Radiation in the form of high-energy electrons and ions continuously bombard the top layers of Europa’s icy crust. This deadly dose is due to the fact that Europa—along with the three other Galilean moons (Io, Ganymede and Callisto)—orbits within Jupiter’s radiation belts.
These belts are much like Earth’s Van Allen belts but bigger, since Jupiter’s magnetic field is ten times stronger than Earth’s. Electrons and ions from the solar wind become trapped in the magnetic field and spiral down onto Jupiter’s poles to create impressive auroras.
The radiation in Jupiter’s belts is a million times more intense than in Earth’s belts. For this reason, spacecraft—such as the Galileo orbiter—have typically tried to spend as little time as possible inside the belts. Although the radiation is generally well-understood, no one has yet figured out precisely what the effect is on Jupiter’s moons.
“We want to give the radiation ‘weather’ on the surface,” Paranicas says.
The researchers will incorporate data from the Voyager and Galileo missions in order to estimate how the radiation dose varies across the icy outer layers of Europa and Ganymede. Neither moon has much of an atmosphere, so particles stream down to the surface unimpeded and barrel into the ice.
The ions from the belt can penetrate about a millimeter into the ice. Electrons reach roughly a centimeter down, but they also emit high-energy photons that can go as far as a meter deep. Regardless of the type of radiation, these high-energy particles will rip electrons off of molecules, thereby “oxidizing” everything on the surface.
This chemical destruction ironically could be vital to any potential life below. The ocean is believed to contain little to no dissolved oxygen (known as a “reducing environment”).

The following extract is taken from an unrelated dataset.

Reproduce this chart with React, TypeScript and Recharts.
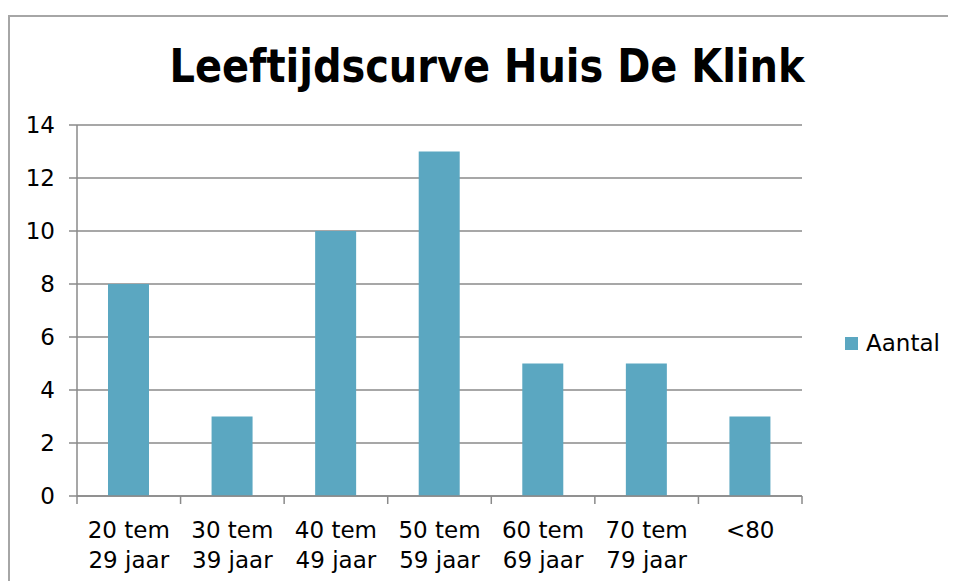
import React from "react";
import { BarChart, Bar, XAxis, YAxis, CartesianGrid } from "recharts";

const categories = ["20 tem|29 jaar", "30 tem|39 jaar", "40 tem|49 jaar", "50 tem|59 jaar", "60 tem|69 jaar", "70 tem|79 jaar", "<80"];
const aantal = [8, 3, 10, 13, 5, 5, 3];
const yTicks = [0, 2, 4, 6, 8, 10, 12, 14];
const seriesName = "Aantal";
const title = "Leeftijdscurve Huis De Klink";

const data = categories.map((c, i) => ({ name: c, Aantal: aantal[i] }));

const W = 948;
const H = 573;
const M = { top: 117, right: 154, bottom: 5, left: 9 };
const YW = 60;
const XH = 80;
const PLOT_W = W - M.left - M.right - YW;
const BW = PLOT_W / categories.length;
const FONT = "'DejaVu Sans', Verdana, sans-serif";
const AXIS = "#8a8a8a";
const BAR = "#5ba7c1";

const XTick = (props: any) => {
  const { x, y, payload, index } = props;
  const lines = String(payload.value).split("|");
  const top = y - 8;
  return (
    <g>
      <line x1={x - BW / 2} x2={x - BW / 2} y1={top} y2={top + 8} stroke={AXIS} strokeWidth={1.5} />
      {index === categories.length - 1 && (
        <line x1={x + BW / 2} x2={x + BW / 2} y1={top} y2={top + 8} stroke={AXIS} strokeWidth={1.5} />
      )}
      {lines.map((l, i) => (
        <text key={i} x={x} y={top + 42 + i * 30} textAnchor="middle" fontSize={23} fontFamily={FONT} fill="#000">
          {l}
        </text>
      ))}
    </g>
  );
};

export default function App() {
  return (
    <div style={{ position: "relative", width: W, height: H }}>
      <div
        style={{
          position: "absolute",
          left: 0,
          top: 7,
          width: W,
          height: H - 7,
          borderLeft: "2px solid #a6a6a6",
          borderTop: "2px solid #a6a6a6",
          boxSizing: "border-box",
        }}
      />
      <svg style={{ position: "absolute", left: 0, top: 0 }} width={W} height={110}>
        <text
          x={479}
          y={74}
          textAnchor="middle"
          fontSize={47}
          fontWeight="bold"
          fontFamily="'DejaVu Sans Condensed', 'DejaVu Sans', sans-serif"
          textLength={635}
          lengthAdjust="spacingAndGlyphs"
          fill="#000"
        >
          {title}
        </text>
      </svg>
      <div style={{ position: "absolute", left: 0, top: 0 }}>
        <BarChart width={W} height={H} data={data} margin={M}>
          <CartesianGrid horizontal vertical={false} stroke={AXIS} strokeWidth={1.5} />
          <XAxis
            dataKey="name"
            height={XH}
            stroke={AXIS}
            strokeWidth={1.5}
            tickLine={false}
            tick={<XTick />}
            interval={0}
          />
          <YAxis
            width={YW}
            domain={[0, 14]}
            ticks={yTicks}
            stroke={AXIS}
            strokeWidth={1.5}
            tickSize={8}
            tickMargin={14}
            tick={{ fontSize: 23, fontFamily: FONT, fill: "#000" }}
            interval={0}
          />
          <Bar dataKey="Aantal" fill={BAR} barSize={41} isAnimationActive={false} />
        </BarChart>
      </div>
      <div
        style={{
          position: "absolute",
          left: 837,
          top: 322,
          display: "flex",
          alignItems: "center",
          fontFamily: FONT,
          fontSize: 23,
          color: "#000",
        }}
      >
        <span style={{ display: "inline-block", width: 13, height: 13, background: BAR, marginRight: 8 }} />
        <span>{seriesName}</span>
      </div>
    </div>
  );
}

In such an oxygen-poor bath, life could harvest chemical energy by combining surface oxidants with chemicals in the ocean that react with them (so-called “reductants”).
For such mixing to happen, the same geological process that brings oceanic material up to the surface must also be shuttling surface material down to the ocean.

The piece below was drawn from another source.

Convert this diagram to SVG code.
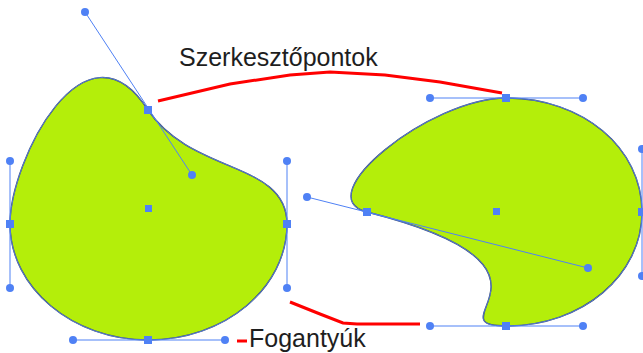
<svg xmlns="http://www.w3.org/2000/svg" width="643" height="353" viewBox="0 0 643 353">
<style>
.shape{fill:#b4ee0a;stroke:#3c4c70;stroke-width:1.4}
.outline{fill:none;stroke:#5b86ee;stroke-width:0.8}
.h{stroke:#4f81f5;stroke-width:1;fill:none}
.dot{fill:#4f81f5}
.sq{fill:#4f81f5}
.red{fill:none;stroke:#ff0000;stroke-width:3}
.lbl{font-family:"Liberation Sans",Arial,sans-serif;font-size:25px;fill:#1e1e1e}
</style>
<rect width="643" height="353" fill="#fff"/>
<g id="shape-left">
<path class="shape" d="M148,340 C73,340 10,288 10,224 C10,161 85,12 148,110 C192,175 287,161 287,224 C287,288 225,340 148,340 Z"/>
<path class="outline" d="M148,340 C73,340 10,288 10,224 C10,161 85,12 148,110 C192,175 287,161 287,224 C287,288 225,340 148,340 Z"/>
<g>
<line class="h" x1="85" y1="12" x2="192" y2="175"/>
<line class="h" x1="10" y1="161" x2="10" y2="288"/>
<line class="h" x1="287" y1="161" x2="287" y2="288"/>
<line class="h" x1="73" y1="340" x2="225" y2="340"/>
<circle class="dot" cx="85" cy="12" r="4"/>
<circle class="dot" cx="192" cy="175" r="4"/>
<circle class="dot" cx="10" cy="161" r="4"/>
<circle class="dot" cx="10" cy="288" r="4"/>
<circle class="dot" cx="287" cy="161" r="4"/>
<circle class="dot" cx="287" cy="288" r="4"/>
<circle class="dot" cx="73" cy="340" r="4"/>
<circle class="dot" cx="225" cy="340" r="4"/>
<rect class="sq" x="144" y="106" width="8" height="8"/>
<rect class="sq" x="6" y="220" width="8" height="8"/>
<rect class="sq" x="283" y="220" width="8" height="8"/>
<rect class="sq" x="144" y="336" width="8" height="8"/>
<rect class="sq" x="145" y="205" width="7" height="7"/>
</g>
</g>
<g id="shape-right">
<path class="shape" d="M506,98 C583,98 642,148 642,212 C642,275 583,326 506,326 C430,326 588,268 367,212 C307,197 430,98 506,98 Z"/>
<path class="outline" d="M506,98 C583,98 642,148 642,212 C642,275 583,326 506,326 C430,326 588,268 367,212 C307,197 430,98 506,98 Z"/>
<g>
<line class="h" x1="430" y1="98" x2="583" y2="98"/>
<line class="h" x1="430" y1="326" x2="583" y2="326"/>
<line class="h" x1="642" y1="148" x2="642" y2="275"/>
<line class="h" x1="307" y1="197" x2="588" y2="268"/>
<circle class="dot" cx="430" cy="98" r="4"/>
<circle class="dot" cx="583" cy="98" r="4"/>
<circle class="dot" cx="430" cy="326" r="4"/>
<circle class="dot" cx="583" cy="326" r="4"/>
<circle class="dot" cx="642" cy="149" r="4"/>
<circle class="dot" cx="642" cy="276" r="4"/>
<circle class="dot" cx="307" cy="197" r="4"/>
<circle class="dot" cx="588" cy="268" r="4"/>
<rect class="sq" x="502" y="94" width="8" height="8"/>
<rect class="sq" x="502" y="322" width="8" height="8"/>
<rect class="sq" x="638" y="208" width="8" height="8"/>
<rect class="sq" x="363" y="208" width="8" height="8"/>
<rect class="sq" x="493" y="208" width="7" height="7"/>
</g>
</g>
<g id="connectors">
<polyline class="red" points="158,101 230,84 290,75 330,72 385,75 440,82 502,93"/>
<polyline class="red" points="290,302 320,314 343,323 357,324 420,324"/>
<line class="red" x1="237" y1="341" x2="247" y2="341"/>
</g>
<g id="labels">
<text class="lbl" x="179" y="66">Szerkesztőpontok</text>
<text class="lbl" x="249" y="347">Fogantyúk</text>
</g>
</svg>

If this complicated procedure was taking place on Europa, it would be hard to verify since the radiation would destroy all evidence for it on the surface of the moon.
However, all is not lost.
The radiation belts are rotating around Jupiter faster than Europa does. This results in the radiation predominantly striking the trailing hemisphere of the moon—which is always the same portion of the moon since Europa is locked in a synchronous orbit around Jupiter. Moreover, there is a constant stream of micrometeorites landing on the leading hemisphere. These tiny rocks form a regolith layer up to 3 meters thick that could protect oceanic material from incoming radiation.

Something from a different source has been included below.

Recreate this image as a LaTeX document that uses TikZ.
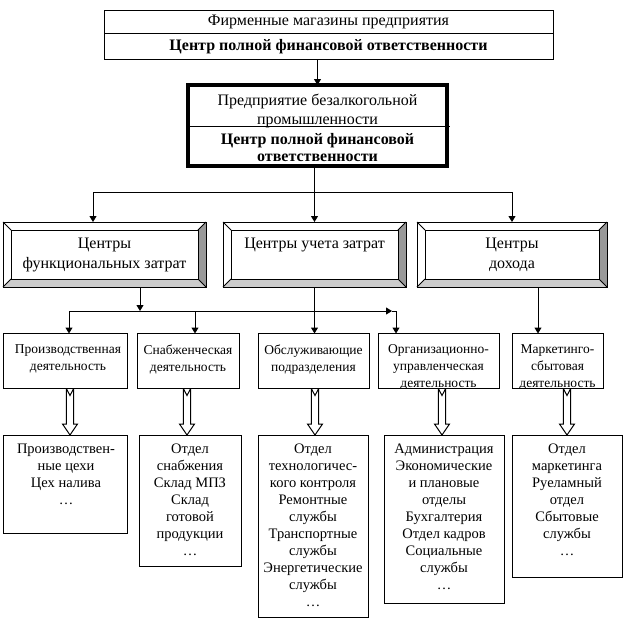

“Optimizing the search for interesting [molecular] species requires looking for young areas that aren’t heavily irradiated,” Carlson says. “The leading hemisphere is still heavily bombarded and won’t provide pristine samples by itself, but some regions may provide effective topographic shielding.”
One of the goals of the project is to pinpoint these protected regions. Patterson thinks the boundary between trailing and leading hemispheres may be a good target. Here, enough radiation may hit to see some of the positive effects, while enough regolith may be present to shield out most of the negative effects.